Henry Louis Gates, Jr. is the Alphonse Fletcher University Professor and Director of the Hutchins Center for African and African American Research at Harvard University.
An Emmy Award-winning filmmaker, literary scholar, journalist and cultural critic, he has written 17 books and created 14 documentary films, including Wonders of the African World, African American Lives, Black in Latin America, the TV series Finding Your Roots, and the six-part documentary The African Americans: Many Rivers to Cross. He is editor-in-chief of TheRoot.com, and he oversees the Oxford African American Studies Center. In 2012, The Henry Louis Gates, Jr. Reader, a collection of his writings, was published.
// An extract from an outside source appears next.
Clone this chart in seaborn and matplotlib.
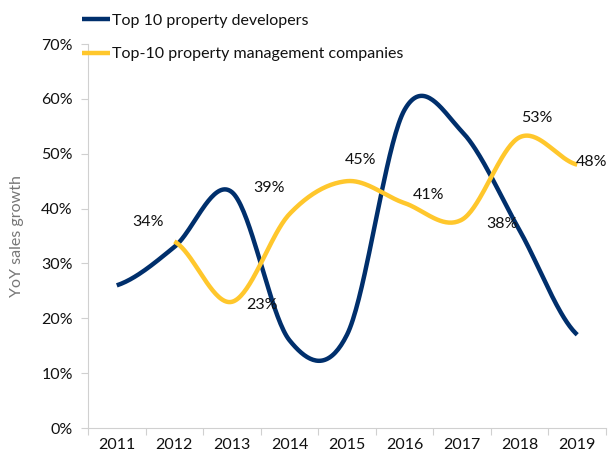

The recipient of 53 honorary degrees and numerous prizes, in 1981 Gates was a member of the first class awarded “genius grants” by the MacArthur Foundation, and in 1998 he became the first African-American scholar to be awarded the National Humanities Medal. He is a member of the American Academy of Arts and Letters and serves on the boards of the Brookings Institute, New York Public Library, the NAACP Legal Defense and Educational Fund, the Aspen Institute and Library of America. Gates holds a Ph.D. and an M.A. in English Literature from the University of Cambridge and a B.A. in English Language and Literature from Yale University (summa cum laude).